_Task objective:_ Restate the material word for word and leave out anything that is a picture.

_Collected data:_

+ + + +

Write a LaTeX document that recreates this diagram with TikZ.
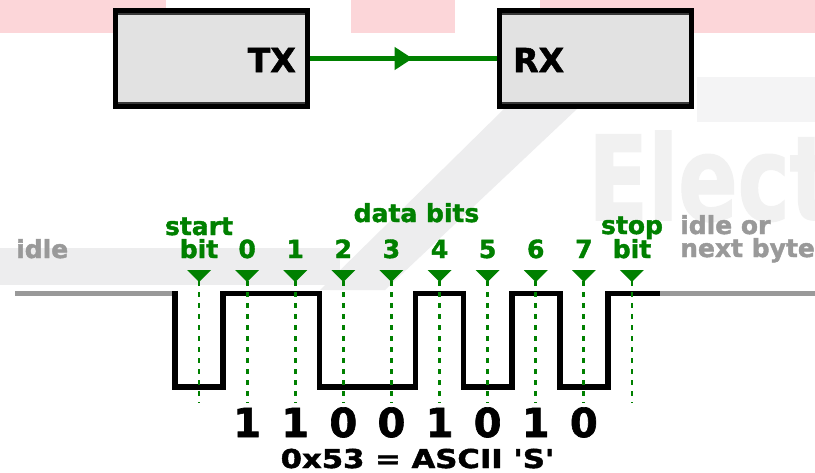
\documentclass[tikz,border=0pt]{standalone}
\usepackage{fontspec}
\setmainfont{DejaVu Sans}[BoldFont={DejaVu Sans Bold}, BoldFeatures={FakeBold=1.6}]
\usepackage{graphicx}
\usetikzlibrary{decorations.markings,arrows.meta}
\definecolor{sgreen}{RGB}{0,128,0}
\definecolor{idlegrey}{RGB}{153,153,153}
\definecolor{boxfill}{RGB}{226,226,226}
\definecolor{wmpink}{RGB}{252,214,217}
\definecolor{wmgrey}{RGB}{237,237,238}
\definecolor{wmtext}{RGB}{241,241,241}
\begin{document}
\begin{tikzpicture}[x=1pt,y=-1pt,
  box/.style={draw=black, line width=5pt, fill=boxfill, minimum width=192pt, minimum height=96pt, inner sep=0pt, outer sep=0pt},
  boxlbl/.style={font=\bfseries\fontsize{33}{36}\selectfont, inner sep=0pt},
  glbl/.style={font=\bfseries\fontsize{25}{28}\selectfont, text=sgreen, inner sep=0pt, anchor=base},
  ilbl/.style={font=\bfseries\fontsize{25}{28}\selectfont, text=idlegrey, inner sep=0pt, anchor=base west},
  bitval/.style={font=\bfseries\fontsize{40}{44}\selectfont, inner sep=0pt, anchor=base},
  wave/.style={line width=5.5pt, line join=miter, line cap=butt},
  idleline/.style={line width=5.5pt, draw=idlegrey},
  guide/.style={draw=sgreen, line width=2.8pt, dash pattern=on 5pt off 6pt},
  marker/.style={fill=sgreen},
  strip/.style={line width=2.5pt, draw=black!78}
]
\useasboundingbox (0,0) rectangle (815,472);
\clip (0,0) rectangle (815,472);
\fill[white] (0,0) rectangle (815,472);
% faint background marks
\fill[wmpink] (0,0) rectangle (166,33);
\fill[wmpink] (351,0) rectangle (455,33);
\fill[wmpink] (540,0) rectangle (815,33);
\fill[wmgrey!60] (697,77) rectangle (815,122);
\fill[wmgrey] (0,248) rectangle (340,285);
\fill[wmgrey] (505,108) -- (578,108) -- (385,290) -- (320,290) -- cycle;
\node[text=wmtext, font=\bfseries\fontsize{117}{120}\selectfont, anchor=base west, inner sep=0pt] (wm) at (588,220) {\scalebox{0.75}[1]{Elect}};

% TX / RX
\node[box] (tx) at (211.5,58.5) {};
\node[box] (rx) at (595,58.5) {};
\draw[strip] ([xshift=2.5pt,yshift=-3.7pt]tx.north west) -- ([xshift=-2.5pt,yshift=-3.7pt]tx.north east);
\draw[strip] ([xshift=2.5pt,yshift=3.7pt]tx.south west) -- ([xshift=-2.5pt,yshift=3.7pt]tx.south east);
\draw[strip] ([xshift=2.5pt,yshift=-3.7pt]rx.north west) -- ([xshift=-2.5pt,yshift=-3.7pt]rx.north east);
\draw[strip] ([xshift=2.5pt,yshift=3.7pt]rx.south west) -- ([xshift=-2.5pt,yshift=3.7pt]rx.south east);
\node[boxlbl, anchor=base east] (txl) at (296,72) {TX};
\node[boxlbl, anchor=base west] (rxl) at (513,72) {RX};
\draw[draw=sgreen, line width=5pt, postaction={decorate},
  decoration={markings, mark=at position 0.55 with {\arrow{Triangle[length=18pt,width=22pt]}}}]
  ([xshift=2.5pt]tx.east) -- ([xshift=-2.5pt]rx.west);

% waveform
\draw[idleline] (15,293.5) -- (175,293.5);
\draw[idleline] (658,293.5) -- (815,293.5);
\draw[wave] (175,290.8) -- (175,387) -- (223.1,387) -- (223.1,293.5) -- (319.4,293.5) -- (319.4,387)
  -- (415.6,387) -- (415.6,293.5) -- (463.7,293.5) -- (463.7,387) -- (511.8,387) -- (511.8,293.5)
  -- (559.9,293.5) -- (559.9,387) -- (608,387) -- (608,293.5) -- (660,293.5);

% markers and guides
\foreach \k in {0,...,9}{
  \pgfmathsetmacro{\xx}{199.05+48.1*\k}
  \fill[marker] (\xx-12,270) -- (\xx+12,270) -- (\xx,282) -- cycle;
  \coordinate (m\k) at (\xx,281);
  \coordinate (e\k) at (\xx,403);
  \draw[guide] (m\k) -- (e\k);
}

% labels
\node[glbl] (start) at (199,235) {start};
\node[glbl] (startbit) at (199,258) {bit};
\foreach \k in {0,...,7}{
  \pgfmathsetmacro{\xx}{247.15+48.1*\k}
  \node[glbl] (d\k) at (\xx,258) {\k};
}
\node[glbl] (data) at (416.5,222) {data bits};
\node[glbl] (stop) at (632,234) {stop};
\node[glbl] (stopbit) at (632,258) {bit};
\node[ilbl] (idle) at (16,258) {idle};
\node[ilbl] (idleor) at (680,234) {idle or};
\node[ilbl] (nextb) at (680,257) {next byte};

% bit values
\foreach \v [count=\i from 0] in {1,1,0,0,1,0,1,0}{
  \pgfmathsetmacro{\xx}{247.15+48.1*\i}
  \node[bitval] (v\i) at (\xx,437) {\v};
}
\node[font=\bfseries\fontsize{26}{30}\selectfont, inner sep=0pt, anchor=base] (cap) at (417.5,468)
  {\scalebox{1.18}[1]{0x53 = ASCII \textquotesingle S\textquotesingle}};
\end{tikzpicture}
\end{document}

+ + + +

_The completed task:_
Write a LaTeX document that recreates this diagram with TikZ.
\documentclass[tikz,border=0pt]{standalone}
\usepackage{fontspec}
\setmainfont{DejaVu Sans}[BoldFont={DejaVu Sans Bold}, BoldFeatures={FakeBold=1.6}]
\usepackage{graphicx}
\usetikzlibrary{decorations.markings,arrows.meta}
\definecolor{sgreen}{RGB}{0,128,0}
\definecolor{idlegrey}{RGB}{153,153,153}
\definecolor{boxfill}{RGB}{226,226,226}
\definecolor{wmpink}{RGB}{252,214,217}
\definecolor{wmgrey}{RGB}{237,237,238}
\definecolor{wmtext}{RGB}{241,241,241}
\begin{document}
\begin{tikzpicture}[x=1pt,y=-1pt,
  box/.style={draw=black, line width=5pt, fill=boxfill, minimum width=192pt, minimum height=96pt, inner sep=0pt, outer sep=0pt},
  boxlbl/.style={font=\bfseries\fontsize{33}{36}\selectfont, inner sep=0pt},
  glbl/.style={font=\bfseries\fontsize{25}{28}\selectfont, text=sgreen, inner sep=0pt, anchor=base},
  ilbl/.style={font=\bfseries\fontsize{25}{28}\selectfont, text=idlegrey, inner sep=0pt, anchor=base west},
  bitval/.style={font=\bfseries\fontsize{40}{44}\selectfont, inner sep=0pt, anchor=base},
  wave/.style={line width=5.5pt, line join=miter, line cap=butt},
  idleline/.style={line width=5.5pt, draw=idlegrey},
  guide/.style={draw=sgreen, line width=2.8pt, dash pattern=on 5pt off 6pt},
  marker/.style={fill=sgreen},
  strip/.style={line width=2.5pt, draw=black!78}
]
\useasboundingbox (0,0) rectangle (815,472);
\clip (0,0) rectangle (815,472);
\fill[white] (0,0) rectangle (815,472);
% faint background marks
\fill[wmpink] (0,0) rectangle (166,33);
\fill[wmpink] (351,0) rectangle (455,33);
\fill[wmpink] (540,0) rectangle (815,33);
\fill[wmgrey!60] (697,77) rectangle (815,122);
\fill[wmgrey] (0,248) rectangle (340,285);
\fill[wmgrey] (505,108) -- (578,108) -- (385,290) -- (320,290) -- cycle;
\node[text=wmtext, font=\bfseries\fontsize{117}{120}\selectfont, anchor=base west, inner sep=0pt] (wm) at (588,220) {\scalebox{0.75}[1]{Elect}};

% TX / RX
\node[box] (tx) at (211.5,58.5) {};
\node[box] (rx) at (595,58.5) {};
\draw[strip] ([xshift=2.5pt,yshift=-3.7pt]tx.north west) -- ([xshift=-2.5pt,yshift=-3.7pt]tx.north east);
\draw[strip] ([xshift=2.5pt,yshift=3.7pt]tx.south west) -- ([xshift=-2.5pt,yshift=3.7pt]tx.south east);
\draw[strip] ([xshift=2.5pt,yshift=-3.7pt]rx.north west) -- ([xshift=-2.5pt,yshift=-3.7pt]rx.north east);
\draw[strip] ([xshift=2.5pt,yshift=3.7pt]rx.south west) -- ([xshift=-2.5pt,yshift=3.7pt]rx.south east);
\node[boxlbl, anchor=base east] (txl) at (296,72) {TX};
\node[boxlbl, anchor=base west] (rxl) at (513,72) {RX};
\draw[draw=sgreen, line width=5pt, postaction={decorate},
  decoration={markings, mark=at position 0.55 with {\arrow{Triangle[length=18pt,width=22pt]}}}]
  ([xshift=2.5pt]tx.east) -- ([xshift=-2.5pt]rx.west);

% waveform
\draw[idleline] (15,293.5) -- (175,293.5);
\draw[idleline] (658,293.5) -- (815,293.5);
\draw[wave] (175,290.8) -- (175,387) -- (223.1,387) -- (223.1,293.5) -- (319.4,293.5) -- (319.4,387)
  -- (415.6,387) -- (415.6,293.5) -- (463.7,293.5) -- (463.7,387) -- (511.8,387) -- (511.8,293.5)
  -- (559.9,293.5) -- (559.9,387) -- (608,387) -- (608,293.5) -- (660,293.5);

% markers and guides
\foreach \k in {0,...,9}{
  \pgfmathsetmacro{\xx}{199.05+48.1*\k}
  \fill[marker] (\xx-12,270) -- (\xx+12,270) -- (\xx,282) -- cycle;
  \coordinate (m\k) at (\xx,281);
  \coordinate (e\k) at (\xx,403);
  \draw[guide] (m\k) -- (e\k);
}

% labels
\node[glbl] (start) at (199,235) {start};
\node[glbl] (startbit) at (199,258) {bit};
\foreach \k in {0,...,7}{
  \pgfmathsetmacro{\xx}{247.15+48.1*\k}
  \node[glbl] (d\k) at (\xx,258) {\k};
}
\node[glbl] (data) at (416.5,222) {data bits};
\node[glbl] (stop) at (632,234) {stop};
\node[glbl] (stopbit) at (632,258) {bit};
\node[ilbl] (idle) at (16,258) {idle};
\node[ilbl] (idleor) at (680,234) {idle or};
\node[ilbl] (nextb) at (680,257) {next byte};

% bit values
\foreach \v [count=\i from 0] in {1,1,0,0,1,0,1,0}{
  \pgfmathsetmacro{\xx}{247.15+48.1*\i}
  \node[bitval] (v\i) at (\xx,437) {\v};
}
\node[font=\bfseries\fontsize{26}{30}\selectfont, inner sep=0pt, anchor=base] (cap) at (417.5,468)
  {\scalebox{1.18}[1]{0x53 = ASCII \textquotesingle S\textquotesingle}};
\end{tikzpicture}
\end{document}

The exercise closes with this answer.